Drunken Thoughts – Too Wild? Or Not Wild enough?

Wildstar caused me to do a complete 180 over the course of its development up until its launch. At first I wanted to play it so badly, from the first info that trickled out onto the internet and seeing it at PAX East (where I got a pretty sweet shirt) to about the time they started to talk about their pay model. I was excited for it but as more information was released and more was shown I started to change my mind. A few decisions here and there didn’t seem so bad, there was enough about it to make me overlook downsides like the $60 + $15/mo pricing.

Then I got into the beta which made me sigh a sigh of defeat, putting the game into the “Passing on this one” bin.

Don’t get me wrong, at the time I didn’t think Wildstar was a bad game, just not one I wanted to spend the money on and not one that convinced me to ditch Final Fantasy XIV. It was too over the top, from its animations to its, to me, forced humor. The combat just didn’t feel right, striking a strange middle-ground between TERA and Guild Wars 2 that felt clunkier and more demanding than it needed to be. While I managed to spend the entire show playing its beta, unlike our boring friend The Elder Scrolls Online, the leveling was slow and grindy even at the early levels.

But it just wasn’t for me, and that wasn’t necessarily a bad thing. Unfortunately for Wildstar and Carbine Studios, though, it sounds like the game doesn’t really know who it IS for.

Carbine really talked up how “hardcore” the game was going to be, bringing back 40-man raids from Vanilla WoW and how difficult the game’s dungeons were. When asked about former WoW players, Wildstar’s Executive Producer, Jeremy Gaffney, was quoted as saying “If you’ve been playing [WoW] for ten years, nothing’s going to pry you out. Still for every player playing WoW, you have ten players who used to play WoW. We want those ten.” So they weren’t really denying they wanted to appeal to the “hardcore” WoW raider crowd, the ones from Vanilla and those who spent a ton of time with the game, got bored, and quit a long time ago.

Again, this wasn’t necessarily a bad thing, but that “hardcore” crowd is the minority. You can’t pay the bills with just the vocal minority from WoW, since they make up 5% of WoW’s current/former playerbase (I made that percentage up, but you get the idea). Even though I think an over casualizing of WoW led to it becoming a game I no longer wanted to play, they’re the ones who pay the bills. They give you the subscription fees which fuel your game, and you have to think of both groups when making the game. Overtuned dungeons and raids the majority of your playerbase will never see is a recipe for disaster or Free-to-Play within months. Wildstar is in its 4th month of release, and it’s starting to show.

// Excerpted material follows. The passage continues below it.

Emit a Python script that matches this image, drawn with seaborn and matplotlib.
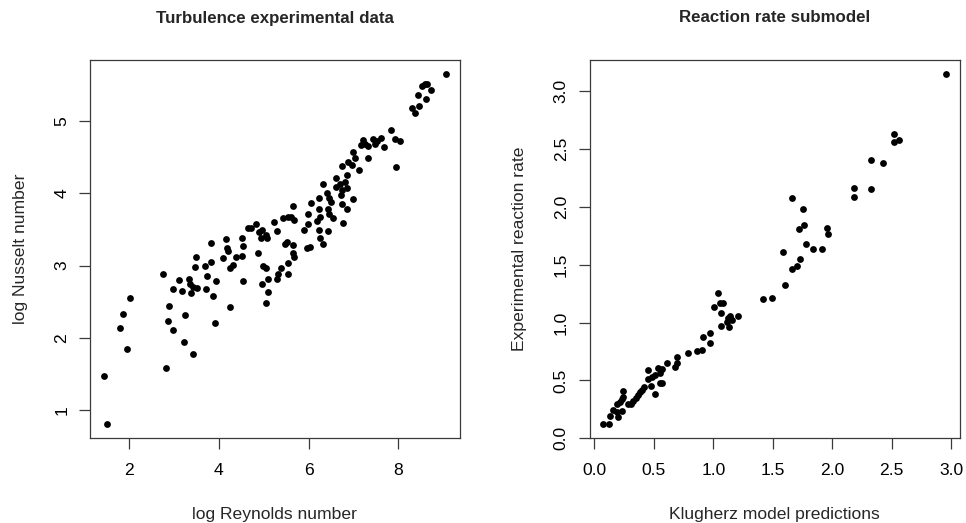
import matplotlib
matplotlib.use("Agg")
import matplotlib.pyplot as plt
import seaborn as sns
import pandas as pd

# ---- Left panel: turbulence data ----
log_reynolds = [
    1.43, 1.50, 2.02, 1.86, 1.79, 1.95, 2.76, 2.89, 2.86, 2.97, 2.81, 2.98, 3.22, 3.43,
    3.10, 3.24, 3.91, 4.25, 3.48, 3.46, 3.33, 3.35, 3.43, 3.52, 3.18, 3.38, 3.71, 3.73,
    3.69, 3.82, 3.82, 3.93, 3.87, 4.16, 4.17, 4.20, 4.10, 4.25, 4.32, 4.39, 4.51, 4.54,
    4.51, 4.54, 4.64, 4.71, 4.83, 4.88, 4.89, 4.97, 5.04, 4.94, 5.08, 5.23, 5.29, 4.99,
    5.04, 5.09, 4.95, 5.09, 5.04, 5.29, 5.32, 5.38, 5.53, 5.53, 5.47, 5.51, 5.66, 5.66,
    5.68, 5.43, 5.53, 5.61, 5.66, 5.68, 5.90, 5.98, 5.99, 5.96, 6.03, 6.06, 6.18, 6.23,
    6.25, 6.23, 6.25, 6.33, 6.44, 6.23, 6.33, 6.40, 6.45, 6.50, 6.42, 6.45, 6.55, 6.62,
    6.60, 6.70, 6.81, 6.74, 6.86, 6.72, 6.74, 6.85, 6.76, 6.99, 6.86, 6.74, 6.88, 6.96,
    6.99, 7.03, 7.13, 7.16, 7.22, 7.26, 7.33, 7.33, 7.43, 7.53, 7.48, 7.61, 7.68, 7.83,
    7.93, 8.04, 7.95, 8.30, 8.37, 8.46, 8.44, 8.62, 8.52, 8.59, 8.64, 8.73, 9.06,
]
log_nusselt = [
    1.47, 0.80, 2.55, 2.33, 2.14, 1.84, 2.88, 2.44, 2.23, 2.11, 1.58, 2.68, 1.94, 1.78,
    2.80, 2.32, 2.20, 2.42, 3.12, 2.98, 2.81, 2.75, 2.71, 2.69, 2.65, 2.62, 2.67, 2.86,
    2.99, 3.05, 3.31, 2.78, 2.58, 3.37, 3.24, 3.20, 3.10, 2.96, 3.01, 3.12, 3.38, 3.27,
    3.13, 2.79, 3.52, 3.52, 3.57, 3.17, 3.47, 3.49, 3.42, 3.38, 3.38, 3.61, 3.48, 3.00,
    2.96, 2.81, 2.75, 2.64, 2.48, 2.82, 2.89, 2.96, 2.88, 3.03, 3.30, 3.33, 3.29, 3.18,
    3.12, 3.66, 3.68, 3.67, 3.83, 3.63, 3.50, 3.58, 3.71, 3.25, 3.26, 3.87, 3.62, 3.78,
    3.68, 3.49, 3.38, 3.30, 3.48, 3.94, 4.13, 4.01, 3.93, 3.88, 3.78, 3.71, 3.66, 4.21,
    4.09, 4.13, 4.16, 4.05, 4.07, 3.98, 3.85, 3.78, 3.59, 3.92, 4.26, 4.38, 4.43, 4.39,
    4.58, 4.49, 4.33, 4.67, 4.74, 4.69, 4.66, 4.49, 4.76, 4.73, 4.69, 4.77, 4.64, 4.88,
    4.75, 4.72, 4.36, 5.19, 5.12, 5.21, 5.37, 5.31, 5.49, 5.52, 5.52, 5.43, 5.65,
]

# ---- Right panel: reaction rate ----
klugherz_pred = [
    0.076, 0.126, 0.132, 0.160, 0.188, 0.196, 0.230, 0.193, 0.216, 0.230, 0.244, 0.244,
    0.286, 0.308, 0.328, 0.348, 0.365, 0.384, 0.398, 0.420, 0.449, 0.454, 0.476, 0.487,
    0.510, 0.510, 0.538, 0.552, 0.571, 0.552, 0.571, 0.608, 0.678, 0.692, 0.692, 0.790,
    0.860, 0.908, 0.916, 0.972, 0.972, 1.008, 1.037, 1.062, 1.056, 1.084, 1.065, 1.113,
    1.126, 1.140, 1.132, 1.155, 1.210, 1.415, 1.496, 1.603, 1.659, 1.700, 1.729, 1.588,
    1.779, 1.835, 1.911, 1.661, 1.756, 1.765, 1.723, 1.953, 1.966, 2.185, 2.182, 2.323,
    2.429, 2.323, 2.521, 2.521, 2.563, 2.955,
]
experimental_rate = [
    0.121, 0.126, 0.195, 0.244, 0.230, 0.187, 0.240, 0.300, 0.310, 0.337, 0.360, 0.410,
    0.296, 0.300, 0.325, 0.345, 0.374, 0.402, 0.417, 0.446, 0.510, 0.590, 0.452, 0.532,
    0.547, 0.380, 0.605, 0.567, 0.596, 0.480, 0.480, 0.647, 0.618, 0.647, 0.700, 0.734,
    0.754, 0.762, 0.877, 0.912, 0.820, 1.136, 1.252, 1.085, 1.166, 1.166, 0.972, 1.007,
    1.036, 1.056, 0.964, 1.020, 1.059, 1.203, 1.214, 1.324, 1.460, 1.490, 1.548, 1.611,
    1.675, 1.632, 1.632, 2.078, 1.978, 1.842, 1.805, 1.813, 1.764, 2.164, 2.084, 2.150,
    2.380, 2.403, 2.561, 2.628, 2.576, 3.146,
]

left_xticks = [2, 4, 6, 8]
left_yticks = [1, 2, 3, 4, 5]
right_ticks = [0.0, 0.5, 1.0, 1.5, 2.0, 2.5, 3.0]

turb = pd.DataFrame({"re": log_reynolds, "nu": log_nusselt})
react = pd.DataFrame({"pred": klugherz_pred, "rate": experimental_rate})

sns.set_theme(style="white")
plt.rcParams["font.family"] = ["Liberation Sans", "DejaVu Sans"]

W, H = 966, 523
fig = plt.figure(figsize=(W / 100, H / 100), dpi=100)
fig.patch.set_facecolor("white")

frame_col = "#3a3a3a"
label_fs = 12.6
title_fs = 12.2


def style_axes(ax, xticks, yticks, xfmt, yfmt):
    for sp in ax.spines.values():
        sp.set_visible(True)
        sp.set_color(frame_col)
        sp.set_linewidth(0.9)
    ax.set_facecolor("white")
    ax.set_xticks(xticks)
    ax.set_yticks(yticks)
    ax.set_xticklabels([xfmt(v) for v in xticks])
    ax.set_yticklabels([yfmt(v) for v in yticks])
    ax.tick_params(axis="both", direction="out", length=8, width=0.9,
                   color=frame_col, labelsize=label_fs, labelcolor="black",
                   bottom=True, left=True, top=False, right=False)
    ax.tick_params(axis="x", pad=10)
    ax.tick_params(axis="y", pad=7)
    for lbl in ax.get_yticklabels():
        lbl.set_rotation(90)
        lbl.set_va("center")
        lbl.set_ha("right")
    ax.grid(False)


def px_axes(x0, x1, y0, y1):
    return fig.add_axes([x0 / W, 1 - y1 / H, (x1 - x0) / W, (y1 - y0) / H])


ax1 = px_axes(90, 459.6, 60, 438.3)
sns.scatterplot(data=turb, x="re", y="nu", ax=ax1, color="black", s=24,
                linewidth=0, legend=False)
ax1.set_xlim(1.124, 9.365)
ax1.set_ylim(0.608, 5.848)
style_axes(ax1, left_xticks, left_yticks, lambda v: f"{v:d}", lambda v: f"{v:d}")
ax1.set_xlabel("log Reynolds number", fontsize=label_fs, labelpad=21)
ax1.set_ylabel("log Nusselt number", fontsize=label_fs, labelpad=19)
ax1.set_title("Turbulence experimental data", fontsize=title_fs,
              fontweight="bold", pad=27)

ax2 = px_axes(589.7, 959.6, 60, 438.3)
sns.scatterplot(data=react, x="pred", y="rate", ax=ax2, color="black", s=24,
                linewidth=0, legend=False)
ax2.set_xlim(-0.0395, 3.07)
ax2.set_ylim(0.0, 3.267)
style_axes(ax2, right_ticks, right_ticks, lambda v: f"{v:.1f}", lambda v: f"{v:.1f}")
ax2.set_xlabel("Klugherz model predictions", fontsize=label_fs, labelpad=21)
ax2.set_ylabel("Experimental reaction rate", fontsize=label_fs, labelpad=19)
ax2.set_title("Reaction rate submodel", fontsize=title_fs,
              fontweight="bold", pad=27)

fig.savefig("out.png", dpi=100, facecolor="white")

This Drunken Thoughts came about when I came across this thread on Reddit simply asking “What happened to Wildstar?”. One of the responders, omegax84, gave a pretty huge response as to why he thought the game fell off the face of the planet and its future was in jeopardy. To paraphrase, things like the combat being boring yet extremely easy to cause wipes in raids, bad itemization, and an over-tuned end game. He also pointed out that according to one of the raid statistic tracking websites for Wildstar that there are 3000 people raiding and that only 4 guilds have ever killed the first boss in the 40-man raid. Take the accuracy of that as you will, but it’s a bit staggering to think that the big hook of the game is one of the biggest reasons why people aren’t playing it. Check out the post yourself so I’m not completely stealing his thunder. It’s a pretty good read and a lot of info on why the game isn’t the Second Coming some had hoped it would be and possibly in trouble.

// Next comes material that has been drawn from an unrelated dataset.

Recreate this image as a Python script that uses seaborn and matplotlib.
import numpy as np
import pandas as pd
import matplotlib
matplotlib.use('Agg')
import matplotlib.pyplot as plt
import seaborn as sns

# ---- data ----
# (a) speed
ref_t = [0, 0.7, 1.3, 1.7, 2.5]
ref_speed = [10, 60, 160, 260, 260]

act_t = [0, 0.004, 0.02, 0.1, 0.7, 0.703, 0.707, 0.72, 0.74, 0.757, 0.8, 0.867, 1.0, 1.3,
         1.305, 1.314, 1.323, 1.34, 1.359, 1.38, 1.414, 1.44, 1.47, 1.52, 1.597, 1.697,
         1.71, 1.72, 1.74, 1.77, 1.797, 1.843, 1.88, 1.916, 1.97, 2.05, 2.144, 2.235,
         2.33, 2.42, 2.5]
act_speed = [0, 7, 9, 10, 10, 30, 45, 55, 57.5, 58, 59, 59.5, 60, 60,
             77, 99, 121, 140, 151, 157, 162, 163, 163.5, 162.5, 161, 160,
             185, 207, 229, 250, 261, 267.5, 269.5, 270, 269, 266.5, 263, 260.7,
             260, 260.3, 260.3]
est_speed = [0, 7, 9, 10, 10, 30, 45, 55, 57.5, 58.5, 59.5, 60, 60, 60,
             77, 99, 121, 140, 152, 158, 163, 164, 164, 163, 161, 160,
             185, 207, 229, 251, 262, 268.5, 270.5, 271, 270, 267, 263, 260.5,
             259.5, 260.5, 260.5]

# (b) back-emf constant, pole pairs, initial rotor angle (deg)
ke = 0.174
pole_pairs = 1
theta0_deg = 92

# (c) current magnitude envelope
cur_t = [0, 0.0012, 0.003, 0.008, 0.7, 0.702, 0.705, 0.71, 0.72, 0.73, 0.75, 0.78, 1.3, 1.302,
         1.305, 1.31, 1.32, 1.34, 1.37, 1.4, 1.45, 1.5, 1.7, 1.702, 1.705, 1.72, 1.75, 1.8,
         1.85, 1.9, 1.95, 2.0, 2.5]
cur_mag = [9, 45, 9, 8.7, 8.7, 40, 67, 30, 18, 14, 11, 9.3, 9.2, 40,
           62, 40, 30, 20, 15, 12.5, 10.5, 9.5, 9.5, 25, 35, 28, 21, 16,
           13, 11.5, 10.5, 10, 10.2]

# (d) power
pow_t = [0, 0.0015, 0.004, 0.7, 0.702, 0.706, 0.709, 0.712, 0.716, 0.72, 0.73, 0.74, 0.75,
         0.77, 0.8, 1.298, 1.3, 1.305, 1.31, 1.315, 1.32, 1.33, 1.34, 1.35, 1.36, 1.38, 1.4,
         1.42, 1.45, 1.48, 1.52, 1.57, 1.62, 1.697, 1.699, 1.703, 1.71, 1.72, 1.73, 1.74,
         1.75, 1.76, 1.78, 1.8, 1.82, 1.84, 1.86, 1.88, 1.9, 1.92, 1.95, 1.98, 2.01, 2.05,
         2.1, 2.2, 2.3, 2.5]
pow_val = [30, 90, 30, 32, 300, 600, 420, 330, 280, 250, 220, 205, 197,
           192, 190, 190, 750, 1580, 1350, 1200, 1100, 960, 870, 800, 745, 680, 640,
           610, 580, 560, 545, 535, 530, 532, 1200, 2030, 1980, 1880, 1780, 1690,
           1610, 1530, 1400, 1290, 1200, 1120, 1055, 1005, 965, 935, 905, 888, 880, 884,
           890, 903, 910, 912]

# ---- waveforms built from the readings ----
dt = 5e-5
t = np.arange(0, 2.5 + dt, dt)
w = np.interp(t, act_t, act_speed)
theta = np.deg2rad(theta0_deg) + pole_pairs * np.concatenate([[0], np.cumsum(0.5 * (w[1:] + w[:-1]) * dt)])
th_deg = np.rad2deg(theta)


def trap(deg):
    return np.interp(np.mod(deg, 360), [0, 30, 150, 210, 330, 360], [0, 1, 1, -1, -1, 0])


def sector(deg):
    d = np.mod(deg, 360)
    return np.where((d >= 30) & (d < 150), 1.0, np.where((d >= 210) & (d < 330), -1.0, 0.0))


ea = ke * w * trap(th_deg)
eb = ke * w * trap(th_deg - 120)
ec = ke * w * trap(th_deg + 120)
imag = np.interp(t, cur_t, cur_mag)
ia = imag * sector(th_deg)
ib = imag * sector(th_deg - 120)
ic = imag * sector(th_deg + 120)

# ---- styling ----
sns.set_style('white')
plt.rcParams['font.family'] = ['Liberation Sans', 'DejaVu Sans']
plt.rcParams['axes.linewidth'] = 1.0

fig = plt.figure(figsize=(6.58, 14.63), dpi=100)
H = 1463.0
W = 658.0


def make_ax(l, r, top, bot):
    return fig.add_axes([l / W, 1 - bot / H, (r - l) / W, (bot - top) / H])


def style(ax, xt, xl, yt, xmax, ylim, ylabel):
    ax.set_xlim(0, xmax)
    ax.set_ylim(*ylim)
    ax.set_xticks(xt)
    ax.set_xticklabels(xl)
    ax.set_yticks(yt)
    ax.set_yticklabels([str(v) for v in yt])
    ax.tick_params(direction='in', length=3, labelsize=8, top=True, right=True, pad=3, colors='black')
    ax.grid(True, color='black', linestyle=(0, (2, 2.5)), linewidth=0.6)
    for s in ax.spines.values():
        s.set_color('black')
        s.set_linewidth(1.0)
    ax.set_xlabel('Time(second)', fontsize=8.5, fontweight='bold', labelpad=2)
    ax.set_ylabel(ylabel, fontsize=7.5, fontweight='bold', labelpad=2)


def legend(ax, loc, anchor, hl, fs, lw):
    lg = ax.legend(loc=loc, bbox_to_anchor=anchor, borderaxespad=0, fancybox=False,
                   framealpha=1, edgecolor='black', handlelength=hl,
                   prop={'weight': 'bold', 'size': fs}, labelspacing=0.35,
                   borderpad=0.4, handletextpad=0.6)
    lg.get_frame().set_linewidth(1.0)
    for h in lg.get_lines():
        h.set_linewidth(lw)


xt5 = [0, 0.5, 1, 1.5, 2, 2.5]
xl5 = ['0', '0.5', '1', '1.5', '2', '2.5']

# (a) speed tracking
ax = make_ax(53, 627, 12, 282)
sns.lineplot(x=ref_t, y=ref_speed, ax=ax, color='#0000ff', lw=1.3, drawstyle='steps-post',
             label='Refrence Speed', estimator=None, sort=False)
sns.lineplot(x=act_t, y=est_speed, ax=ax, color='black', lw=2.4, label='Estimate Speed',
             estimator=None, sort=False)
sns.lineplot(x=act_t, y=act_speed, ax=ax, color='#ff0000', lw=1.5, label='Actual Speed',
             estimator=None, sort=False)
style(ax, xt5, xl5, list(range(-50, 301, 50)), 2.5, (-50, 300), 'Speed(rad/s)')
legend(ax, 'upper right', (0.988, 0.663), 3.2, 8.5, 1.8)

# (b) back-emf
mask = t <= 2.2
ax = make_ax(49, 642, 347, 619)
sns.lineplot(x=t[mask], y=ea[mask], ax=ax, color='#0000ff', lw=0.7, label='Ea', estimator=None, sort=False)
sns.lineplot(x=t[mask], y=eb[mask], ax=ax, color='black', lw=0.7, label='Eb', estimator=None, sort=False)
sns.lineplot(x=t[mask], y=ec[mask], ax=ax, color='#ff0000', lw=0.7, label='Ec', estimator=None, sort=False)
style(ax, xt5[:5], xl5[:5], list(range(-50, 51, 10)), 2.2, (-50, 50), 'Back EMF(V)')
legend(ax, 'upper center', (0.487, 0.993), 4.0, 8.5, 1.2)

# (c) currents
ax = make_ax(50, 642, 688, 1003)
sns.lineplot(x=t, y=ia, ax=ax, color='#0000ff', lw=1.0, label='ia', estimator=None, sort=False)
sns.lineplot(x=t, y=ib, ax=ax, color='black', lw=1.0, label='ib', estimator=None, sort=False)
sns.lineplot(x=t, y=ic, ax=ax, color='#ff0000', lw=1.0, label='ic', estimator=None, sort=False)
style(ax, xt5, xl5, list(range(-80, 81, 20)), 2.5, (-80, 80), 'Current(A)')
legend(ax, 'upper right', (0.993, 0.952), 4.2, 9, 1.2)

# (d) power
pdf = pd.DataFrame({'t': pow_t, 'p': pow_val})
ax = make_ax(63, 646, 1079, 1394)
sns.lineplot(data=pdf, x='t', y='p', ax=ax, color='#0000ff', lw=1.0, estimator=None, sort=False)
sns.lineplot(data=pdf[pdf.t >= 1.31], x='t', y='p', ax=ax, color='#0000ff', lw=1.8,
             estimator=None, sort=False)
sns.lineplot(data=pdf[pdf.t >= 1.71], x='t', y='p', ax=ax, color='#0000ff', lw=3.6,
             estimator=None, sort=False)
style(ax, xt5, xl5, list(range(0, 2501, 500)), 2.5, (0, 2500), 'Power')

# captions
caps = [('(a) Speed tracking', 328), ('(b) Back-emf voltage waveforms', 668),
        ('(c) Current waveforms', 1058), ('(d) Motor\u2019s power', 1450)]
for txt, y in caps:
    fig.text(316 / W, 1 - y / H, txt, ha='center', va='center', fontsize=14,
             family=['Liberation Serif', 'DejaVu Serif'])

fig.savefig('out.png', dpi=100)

For a little salt on the wound, it was announced today that Wildstar’s Design Producer Stephan Frost is leaving Carbine for another opportunity. He said it had nothing to do with the game and the community, and that’s how the industry goes, but who knows what that says for the game’s future.

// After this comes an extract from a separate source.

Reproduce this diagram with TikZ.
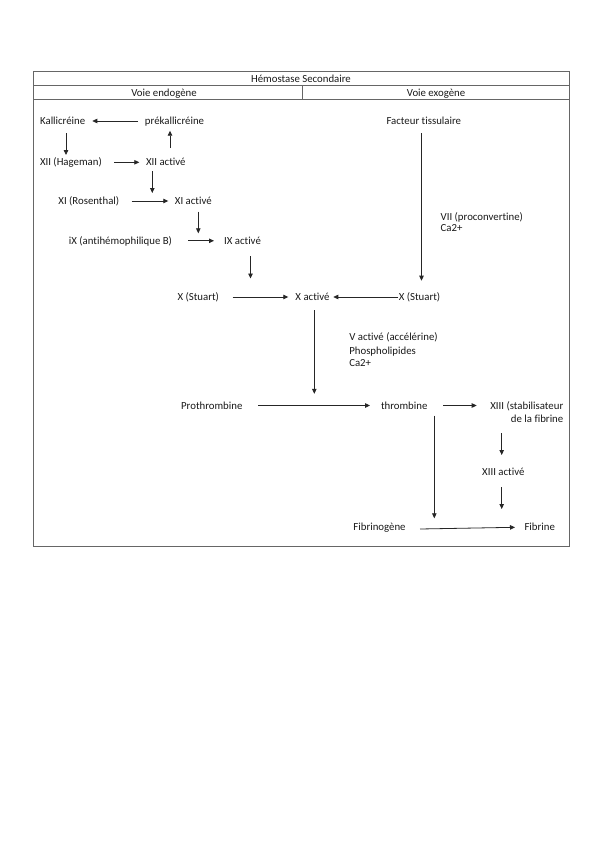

It’s unfortunate that Wildstar is in the state it is, because like I said earlier, I really really wanted to like it. A lot of people did. But the uphill battle of jumping into the flooded MMO market with a focus on a niche group of players with a brand new franchise seems to be getting the better of Carbine. Maybe it’ll go Free-to-Play and have a resurgence like TERA had with TERA: Rising, or maybe it’ll join the pile of other MMOs that jumped into the arena and got thrown out on their ass.

But with WoW still being firmly planted where it is and others like Final Fantasy XIV going 2 million players strong, it’s definitely going to be an even steeper climb for Carbine.